S’il est une qualité qu’on peut souvent trouver au cinéma français, c’est celle de l’authenticité : nombreux sont les films qui parviennent à proposer une incursion dans un milieu, en décrypter les enjeux – et souvent, les tensions tragiques – avec justesse.
La tête haute s’inscrit clairement dans cette mouvance. Récit social à la limite du documentaire durant certaines séquences, le film suit la trajectoire chaotique d’un jeune garçon, Malony, qui multiplie les larcins et les récidives.
Avec une ambition exhaustive, Emmanuelle Bercot restitue les rouages du système et la façon dont celui-ci gère un électron libre incapable de se confronter au cadre d’une vie collective. La tête haute, de ce point de vue, est un film sur les structures : plutôt que de ne s’attacher qu’au parcours destructeur du jeune homme (Rod Paradot, impressionnant), la dynamique est celle de sa cohabitation avec ses entourages : sa famille, d’abord (sa mère, surtout, toxique), la juge pour mineurs (Catherine Deneuve, qui décidément transcende n’importe quel rôle) ou l’éducateur, les différents centres qui l’accueillent. Alors que le film social définit généralement le cadre comme un élément prépondérant du déterminisme, on s’attache ici davantage à montrer comment les institutions viennent en aide à ceux qui décrochent.
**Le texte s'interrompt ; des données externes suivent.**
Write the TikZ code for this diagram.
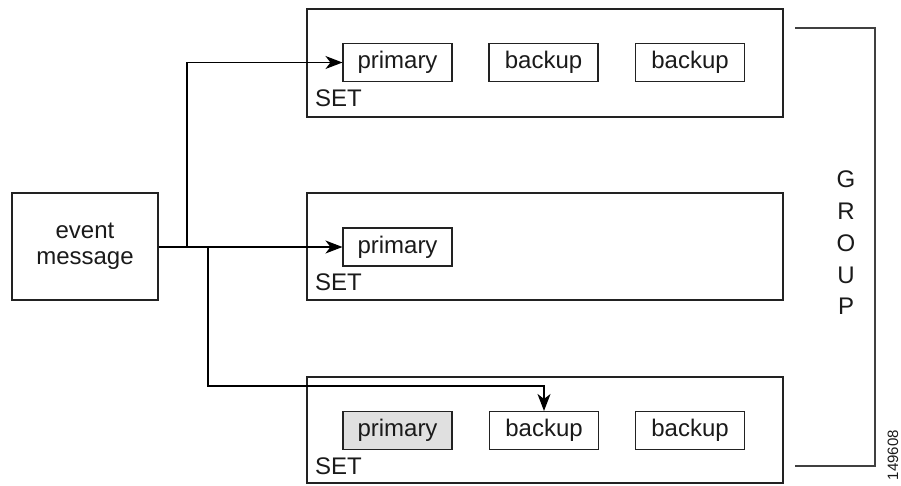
\documentclass[tikz,border=0pt]{standalone}
\usepackage{fontspec}
\setmainfont{Liberation Sans}
\usetikzlibrary{arrows.meta}
\definecolor{linec}{HTML}{222222}
\definecolor{textc}{HTML}{1A1A1A}
\definecolor{fillg}{HTML}{E0E0E0}
\begin{document}
\begin{tikzpicture}[x=1pt,y=-1pt,
  font=\fontsize{24}{26}\selectfont, text=textc,
  setbox/.style={draw=linec, line width=1.2pt, minimum width=476pt, inner sep=0pt},
  member/.style={draw=linec, line width=1.1pt, minimum width=109pt, minimum height=38pt, inner sep=0pt},
  setlabel/.style={anchor=base west, inner sep=0pt},
  conn/.style={draw=black, line width=1.2pt},
  arr/.style={conn, -{Stealth[length=17pt,width=13pt,inset=5pt]}}
]
\useasboundingbox (0,0) rectangle (901,485);
% event message
\node[draw=linec, line width=1.2pt, minimum width=146pt, minimum height=107pt, align=center, inner sep=0pt,
      font=\fontsize{24}{26}\selectfont] (ev) at (85,246.5) {event\\message};
% SET boxes
\node[setbox, minimum height=108pt] (s1) at (545,63) {};
\node[setbox, minimum height=107pt] (s2) at (545,246.5) {};
\node[setbox, minimum height=106pt] (s3) at (545,430) {};
\node[setlabel] (l1) at (315,106) {SET};
\node[setlabel] (l2) at (315,290) {SET};
\node[setlabel] (l3) at (315,474) {SET};
% members
\node[member] (p1) at (397.5,62.5) {primary};
\node[member] (b1) at (543.5,62.5) {backup};
\node[member] (c1) at (690,62.5) {backup};
\node[member] (p2) at (397.5,247) {primary};
\node[member, fill=fillg] (p3) at (397.5,430.5) {primary};
\node[member] (b3) at (544,430.5) {backup};
\node[member] (c3) at (690,430.5) {backup};
% connectors
\coordinate (j1) at (187,247);
\coordinate (j2) at (208,247);
\draw[arr] (ev.east |- p2.west) -- (p2.west);
\draw[arr] (j1) -- (j1 |- p1.west) -- (p1.west);
\draw[arr] (j2) -- (208,386) -- (b3.north |- 0,386) -- (b3.north);
% GROUP bracket
\coordinate (g1) at (795,28);
\coordinate (g2) at (875,28);
\coordinate (g3) at (875,466);
\coordinate (g4) at (795,466);
\draw[draw=black!75, line width=1.2pt] (g1) -- (g2) -- (g3) -- (g4);
\node[align=center, inner sep=0pt, font=\fontsize{24}{31.7}\selectfont] (grp) at (846,243) {G\\R\\O\\U\\P};
\node[rotate=90, inner sep=0pt, font=\fontsize{15}{17}\selectfont] (id) at (893,455) {149608};
\end{tikzpicture}
\end{document}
Evidemment, le risque est grand de glisser vers un panégyrique peu subtil sur la France, terre de l’aide sociale, écueil qu’évite savamment Bercot qui sait prendre une distance avec tous les partis en présence : on ne charge personne, on constate : comment la violence s’impose à un individu en souffrance, comment la persévérance des travailleurs sociaux ne paie pas toujours, et quelles peuvent être, aussi, leurs erreurs.
Cette volonté de ne pas virer à la démonstration trop orientée (pamphlet social à la Ken Loach ou documentaire type Education Nationale) légitime donc les errements du parcours et les nombreuses rechutes du protagoniste. La structure narrative n’en est pas moins assez répétitive (le nombre d’auditions devant le juge, pour un « rendez-vous de la dernière chance », est franchement redondant) et la frustration face à la stagnation irrite plus qu’elle n’émeut ou n’interpelle au bout d’un moment.
On est donc d’autant plus étonnés de constater les voies de dénouement proposées à cette tranche de vie. Parce qu’il semble inconcevable de ne pas conclure sur des ébauches d’espoir, le récit s’embourbe dans une histoire de paternité, et d’avortement annulé au dernier moment particulièrement malvenu, surtout qu’il se fait avec l’assentiment d’une éducatrice qui regarde les tourtereaux immatures avec la tendre certitude que ce sera dur, mais que tout est possible. On en viendrait presque à se demander si cette bifurcation est ironique au vu de toute la démonstration qui vient d’être faite durant deux heures…
Film sincère, authentique, un peu maladroit sur sa durée son final, La tête haute est méritant. On a envie de lui laisser ces chances dont il parle souvent très bien.